Elijah cannot see all of his fellow countrymen. In particular, he cannot see their hearts. He bewails what appears to him to be the complete failure of God among His covenant people. "Couldn't you hold on to anyone other than me?" he cries.God quickly rebukes him. "Not only have I kept you, Elijah," He says, "but I have kept seven thousand others, too, to be faithful to Me."
Notice what He doesn't say. God doesn't express hope that there are others. He knows so. Nor does He leave it as some vague assertion, as if there were some, somewhere. No, He knows that there are seven thousand, and that is in Israel, the rebellious northern kingdom. And, most startlingly of all, He doesn't refer to anyone who has remained faithful because of some inherent superiority, but because He has retained them!

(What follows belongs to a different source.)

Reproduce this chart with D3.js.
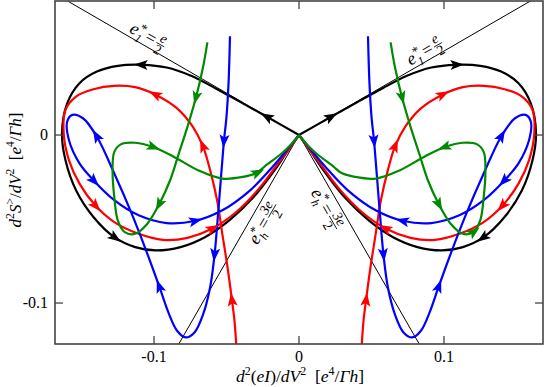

These words of God Himself say nothing of free will, but rather of His own actions to produce a definite event, the retention of a faithful church in a rebellious and paganistic culture. This is unconditional election and perseverance of the saints, not any antinomian concept of "once saved, always saved." We don't hear this verse preached because it so thoroughly casts down human pride and sufficiency and lifts up God's sovereign grace. And it is such a shame that the people of God are denied the assurance of faith that this kind of God engenders.